The Twitter conversation pictured at the left brings up an interesting question: does Agile Marketing require more client involvement?
I think it can require less client involvement, but it takes the right kind of client, in particular one who is willing to give the marketing agency freedom to do what they do best.
I should preface my explanation by saying that I’ve never worked in a marketing agency. I’ve hired many over the years, and I’ve done a fair amount of consulting over the years, but I’ve never walked in their shoes. I’d love to hear feedback from those who work in a marketing agency, including how it works in relationship to clients.
Waterfall Methodology in the Marketing Agency
Although it’s not often referred to as waterfall methodology, the traditional relationship between a client and a marketing agency bears many similarities to the relationship between the client and a software development team practicing waterfall methodology. In both cases, the client signs off at certain key milestones in a production process, whether it is the development of software or the development of a marketing campaign. The client signs off on the campaign brief. The client signs off on creative and/or content. At the end of the project or campaign, the client is briefed (and in some ways signs off) on the “success” of the campaign.
In both cases, it can be very difficult for the software development team or the marketing agency to say “What we’re doing isn’t working; we need to try something else”. It happens, but not very often.
It can be very difficult to change a campaign mid-stream, and revisit decisions made early on or that have already been signed off on.
The flow of decisions is linear, as in a waterfall, rather than iterative, as Agile would encourage.
The traditional client-agency relationship requires heavy client involvement up front: writing the campaign brief, meeting with the agency to clarify anything that isn’t clear in the brief, approving creative and/or content. You could argue that it requires less client involvement while the campaign is running, and that’s probably right, but as I’ll argue below, that’s precisely the time when the client should be involved, holding the agency accountable.
Agile Methodology in the Marketing Agency
The Agile approach to marketing requires the client and the agency to be partners in learning. The client provides some initial ideas about what may or may not work, sets the priorities, may provide some subject matter expertise, and holds the agency accountable. The agency provides expertise on the “how”, whether it be SEO or Content Marketing or Brand development or Messaging, and executes on the learning. The agency also reviews the learning on a regular basis during the campaign with the client, providing data about what’s working and what’s not working, and if necessary, resetting the direction of the campaign (also known as a “pivot”).
When to Involve the Client in Agile
In most cases, Agile requires less involvement from the client up front. Early on, the client should be able to explain what they’re trying to accomplish and what success looks like. The client should specify how to measure success, and get agreement with the agency up front of a reasonable definition of success, and in what timeframe. If there is a creative brief at all, it should be short, one or two pages.

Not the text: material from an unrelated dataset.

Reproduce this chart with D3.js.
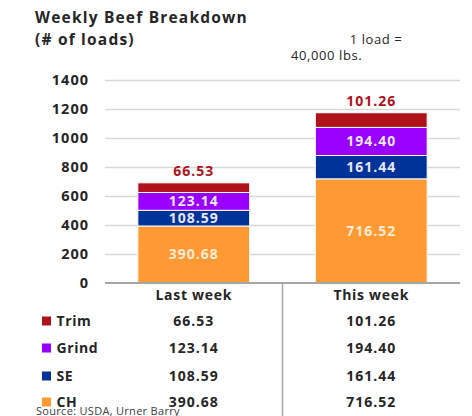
<!DOCTYPE html>
<html><head><meta charset="utf-8">
<script src="https://cdn.jsdelivr.net/npm/d3@7"></script>
<style>body{margin:0;background:#fff}svg{display:block;font-family:"Open Sans",sans-serif}</style>
</head><body><svg id="c" width="472" height="416"></svg>
<script>
const categories = ["Last week", "This week"];
const seriesNames = ["CH", "SE", "Grind", "Trim"];
const CH = [390.68, 716.52];
const SE = [108.59, 161.44];
const Grind = [123.14, 194.40];
const Trim = [66.53, 101.26];
const yTicks = [0, 200, 400, 600, 800, 1000, 1200, 1400];
const colors = {CH: "#FF9933", SE: "#003399", Grind: "#9900FF", Trim: "#B0121B"};

const svg = d3.select("#c");
const values = {CH, SE, Grind, Trim};
const rows = categories.map((c, i) => {
  const r = {cat: c};
  seriesNames.forEach(s => r[s] = values[s][i]);
  return r;
});
const stack = d3.stack().keys(seriesNames)(rows);

const x = d3.scaleBand().domain(categories).range([105, 460]).paddingInner(0.37).paddingOuter(0.185);
const y = d3.scaleLinear().domain([0, 1400]).range([282.5, 80]);

// gridlines
svg.append("g").selectAll("line").data(yTicks.filter(d => d > 0)).join("line")
  .attr("x1", 105).attr("x2", 460).attr("y1", d => Math.round(y(d)) + 0.5).attr("y2", d => Math.round(y(d)) + 0.5)
  .attr("stroke", "#d9d9d9").attr("stroke-width", 1.5);

// y axis labels
const ya = svg.append("g").attr("transform", "translate(89,0)")
  .call(d3.axisLeft(y).tickValues(yTicks).tickSize(0).tickPadding(0).tickFormat(d3.format("d")));
ya.select(".domain").remove();
ya.selectAll("text").attr("font-family", "Open Sans").attr("font-weight", "bold").attr("font-size", 14.5)
  .attr("letter-spacing", 1).attr("fill", "#262626");

// bars
const g = svg.append("g");
stack.forEach(layer => {
  g.append("g").selectAll("rect").data(layer).join("rect")
    .attr("x", d => x(d.data.cat)).attr("width", x.bandwidth())
    .attr("y", d => y(d[1])).attr("height", d => y(d[0]) - y(d[1]))
    .attr("fill", colors[layer.key]).attr("stroke", "#fff").attr("stroke-width", 1);
});
// inner labels
stack.filter(l => l.key !== "Trim").forEach(layer => {
  g.append("g").selectAll("text").data(layer).join("text")
    .attr("x", d => x(d.data.cat) + x.bandwidth() / 2)
    .attr("y", d => (y(d[0]) + y(d[1])) / 2)
    .attr("dy", "0.36em").attr("text-anchor", "middle")
    .attr("font-weight", "bold").attr("font-size", 14).attr("letter-spacing", 1)
    .attr("fill", layer.key === "CH" ? "#FFEBD6" : "#E6E6FF")
    .text(d => (d[1] - d[0]).toFixed(2));
});
// trim labels above
const trimLayer = stack.find(l => l.key === "Trim");
g.append("g").selectAll("text").data(trimLayer).join("text")
  .attr("x", d => x(d.data.cat) + x.bandwidth() / 2)
  .attr("y", d => y(d[1]) - 12).attr("dy", "0.36em").attr("text-anchor", "middle")
  .attr("font-weight", "bold").attr("font-size", 14).attr("letter-spacing", 1).attr("fill", colors.Trim)
  .text(d => (d[1] - d[0]).toFixed(2));

// axis baseline
svg.append("line").attr("x1", 105).attr("x2", 460).attr("y1", 283).attr("y2", 283)
  .attr("stroke", "#a6a6a6").attr("stroke-width", 2);
// divider
svg.append("line").attr("x1", 282.5).attr("x2", 282.5).attr("y1", 283).attr("y2", 416)
  .attr("stroke", "#a6a6a6").attr("stroke-width", 1.5);

// category labels
svg.append("g").selectAll("text").data(categories).join("text")
  .attr("x", d => x(d) + x.bandwidth() / 2).attr("y", 295).attr("dy", "0.36em")
  .attr("text-anchor", "middle").attr("font-weight", "bold").attr("font-size", 14).attr("letter-spacing", 0.7)
  .attr("fill", "#262626").text(d => d);

// data table
const tableOrder = ["Trim", "Grind", "SE", "CH"];
const rowY = [321, 348, 376, 402];
const tg = svg.append("g");
tableOrder.forEach((s, i) => {
  tg.append("rect").attr("x", 42).attr("y", rowY[i] - 4.5).attr("width", 9).attr("height", 9).attr("fill", colors[s]);
  tg.append("text").attr("x", 56.5).attr("y", rowY[i]).attr("dy", "0.36em")
    .attr("font-weight", "bold").attr("font-size", 14).attr("letter-spacing", 0.6).attr("fill", "#262626").text(s);
  categories.forEach((c, j) => {
    tg.append("text").attr("x", x(c) + x.bandwidth() / 2).attr("y", rowY[i]).attr("dy", "0.36em")
      .attr("text-anchor", "middle").attr("font-weight", "bold").attr("font-size", 14).attr("letter-spacing", 1)
      .attr("fill", "#262626").text(values[s][j].toFixed(2));
  });
});

// titles
svg.append("text").attr("x", 35).attr("y", 23).attr("font-weight", "bold").attr("font-size", 15.5).attr("letter-spacing", 1.2).attr("fill", "#262626").text("Weekly Beef Breakdown");
svg.append("text").attr("x", 35).attr("y", 45).attr("font-weight", "bold").attr("font-size", 15.5).attr("letter-spacing", 1.2).attr("fill", "#262626").text("(# of loads)");
svg.append("text").attr("x", 376).attr("y", 44).attr("text-anchor", "middle").attr("font-size", 13).attr("letter-spacing", 0.6).attr("fill", "#262626").text("1 load =");
svg.append("text").attr("x", 291).attr("y", 60).attr("font-size", 13).attr("letter-spacing", 0.6).attr("fill", "#262626").text("40,000 lbs.");
svg.append("text").attr("x", 36).attr("y", 414.5).attr("font-size", 11).attr("letter-spacing", 0.3).attr("fill", "#404040").text("Source: USDA, Urner Barry");
</script></body></html>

After that up front work, the client needs to be involved in one, possibly two meetings during each Sprint. The client should definitely attend the Sprint Review meeting, where the marketing agency reviews the work that has been completed, and the results of any tests or promotions. The client may, at their option, also attend the backlog grooming meeting, to help set the priorities.
I feel strongly that clients should not attend the Sprint Planning session, the Sprint Retrospective, or the Daily Scrums. The client has hired the agency to do this work, which is related to the how. Once the client sets the priorities and achieved agreement with the agency on what success looks like, the marketing agency can and should handle the execution of the Sprint process.
Some clients may still want to be involved to the extent of reviewing creative and content, but this should be more for adherence to brand guidelines than for deciding whether the creative or content will be effective. Effectiveness is to be measured, not pre-judged.